* START SUPPLIED INFORMATION *
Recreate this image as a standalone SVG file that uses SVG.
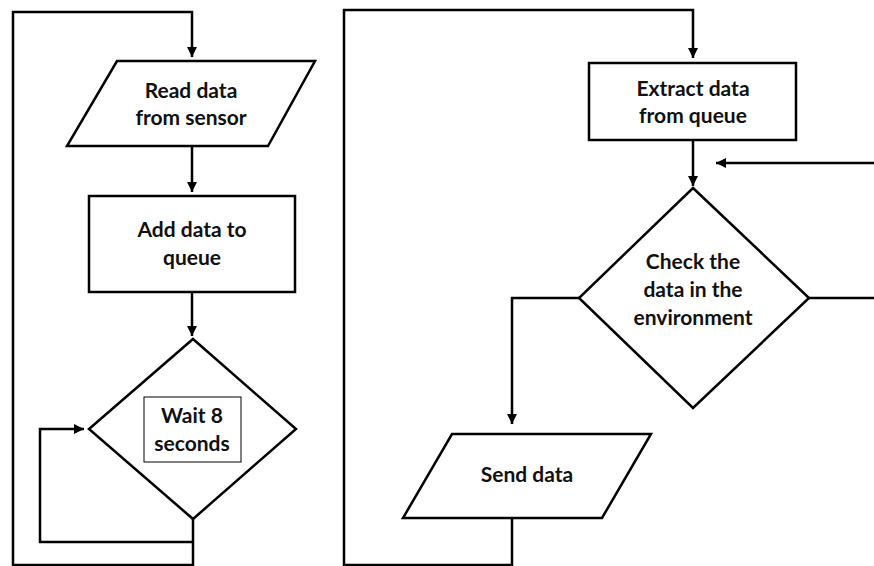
<svg xmlns="http://www.w3.org/2000/svg" width="874" height="566" viewBox="0 0 874 566">
<style>
.shape{fill:#fff;stroke:#000;stroke-width:2.5}
.line{fill:none;stroke:#000;stroke-width:2.5}
.txt{font-family:Lato,"Open Sans","Liberation Sans",sans-serif;font-weight:bold;font-size:21px;fill:#111;text-anchor:middle}
</style>
<defs>
<marker id="ah" viewBox="0 0 10 10" refX="10" refY="5" markerWidth="4" markerHeight="4" orient="auto" markerUnits="strokeWidth">
<path d="M0,0 L10,5 L0,10 z" fill="#000"/>
</marker>
</defs>
<rect width="874" height="566" fill="#fff"/>
<g id="connectors">
<polyline class="line" points="193,519 193,565 13,565 13,12 192,12 192,57" marker-end="url(#ah)"/>
<line class="line" x1="192" y1="146" x2="192" y2="192" marker-end="url(#ah)"/>
<line class="line" x1="192" y1="292" x2="192" y2="336" marker-end="url(#ah)"/>
<polyline class="line" points="193,542 40,542 40,429 84,429" marker-end="url(#ah)"/>
<polyline class="line" points="512,518 512,565 344,565 344,10 693,10 693,58" marker-end="url(#ah)"/>
<line class="line" x1="693" y1="140" x2="693" y2="186" marker-end="url(#ah)"/>
<polyline class="line" points="809,298 876,298 876,163 716,163" marker-end="url(#ah)"/>
<polyline class="line" points="579,298 512,298 512,424" marker-end="url(#ah)"/>
</g>
<g id="read-data">
<polygon class="shape" points="117,61 315,61 268,146 67,146"/>
<text class="txt" x="191" y="98">Read data</text>
<text class="txt" x="191" y="125">from sensor</text>
</g>
<g id="add-data">
<rect class="shape" x="89" y="196" width="206" height="96"/>
<text class="txt" x="192" y="237">Add data to</text>
<text class="txt" x="192" y="265">queue</text>
</g>
<g id="wait">
<polygon class="shape" points="193,339 296,429 193,519 89,429"/>
<rect x="144" y="397" width="97" height="65" fill="#fff" stroke="#000" stroke-width="1"/>
<text class="txt" x="192" y="423">Wait 8</text>
<text class="txt" x="192" y="451">seconds</text>
</g>
<g id="extract">
<rect class="shape" x="589" y="63" width="207" height="77"/>
<text class="txt" x="693" y="96">Extract data</text>
<text class="txt" x="693" y="123">from queue</text>
</g>
<g id="check">
<polygon class="shape" points="693,188 809,298 693,408 579,298"/>
<text class="txt" x="693" y="269">Check the</text>
<text class="txt" x="693" y="297">data in the</text>
<text class="txt" x="693" y="325">environment</text>
</g>
<g id="send">
<polygon class="shape" points="452,434 651,434 602,518 403,518"/>
<text class="txt" x="527" y="482">Send data</text>
</g>
</svg>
* END SUPPLIED INFORMATION *
REQUIREMENTS -
Omit every picture, then reproduce the rest of the listing exactly.

THE ANSWER -
Recreate this image as a standalone SVG file that uses SVG.
<svg xmlns="http://www.w3.org/2000/svg" width="874" height="566" viewBox="0 0 874 566">
<style>
.shape{fill:#fff;stroke:#000;stroke-width:2.5}
.line{fill:none;stroke:#000;stroke-width:2.5}
.txt{font-family:Lato,"Open Sans","Liberation Sans",sans-serif;font-weight:bold;font-size:21px;fill:#111;text-anchor:middle}
</style>
<defs>
<marker id="ah" viewBox="0 0 10 10" refX="10" refY="5" markerWidth="4" markerHeight="4" orient="auto" markerUnits="strokeWidth">
<path d="M0,0 L10,5 L0,10 z" fill="#000"/>
</marker>
</defs>
<rect width="874" height="566" fill="#fff"/>
<g id="connectors">
<polyline class="line" points="193,519 193,565 13,565 13,12 192,12 192,57" marker-end="url(#ah)"/>
<line class="line" x1="192" y1="146" x2="192" y2="192" marker-end="url(#ah)"/>
<line class="line" x1="192" y1="292" x2="192" y2="336" marker-end="url(#ah)"/>
<polyline class="line" points="193,542 40,542 40,429 84,429" marker-end="url(#ah)"/>
<polyline class="line" points="512,518 512,565 344,565 344,10 693,10 693,58" marker-end="url(#ah)"/>
<line class="line" x1="693" y1="140" x2="693" y2="186" marker-end="url(#ah)"/>
<polyline class="line" points="809,298 876,298 876,163 716,163" marker-end="url(#ah)"/>
<polyline class="line" points="579,298 512,298 512,424" marker-end="url(#ah)"/>
</g>
<g id="read-data">
<polygon class="shape" points="117,61 315,61 268,146 67,146"/>
<text class="txt" x="191" y="98">Read data</text>
<text class="txt" x="191" y="125">from sensor</text>
</g>
<g id="add-data">
<rect class="shape" x="89" y="196" width="206" height="96"/>
<text class="txt" x="192" y="237">Add data to</text>
<text class="txt" x="192" y="265">queue</text>
</g>
<g id="wait">
<polygon class="shape" points="193,339 296,429 193,519 89,429"/>
<rect x="144" y="397" width="97" height="65" fill="#fff" stroke="#000" stroke-width="1"/>
<text class="txt" x="192" y="423">Wait 8</text>
<text class="txt" x="192" y="451">seconds</text>
</g>
<g id="extract">
<rect class="shape" x="589" y="63" width="207" height="77"/>
<text class="txt" x="693" y="96">Extract data</text>
<text class="txt" x="693" y="123">from queue</text>
</g>
<g id="check">
<polygon class="shape" points="693,188 809,298 693,408 579,298"/>
<text class="txt" x="693" y="269">Check the</text>
<text class="txt" x="693" y="297">data in the</text>
<text class="txt" x="693" y="325">environment</text>
</g>
<g id="send">
<polygon class="shape" points="452,434 651,434 602,518 403,518"/>
<text class="txt" x="527" y="482">Send data</text>
</g>
</svg>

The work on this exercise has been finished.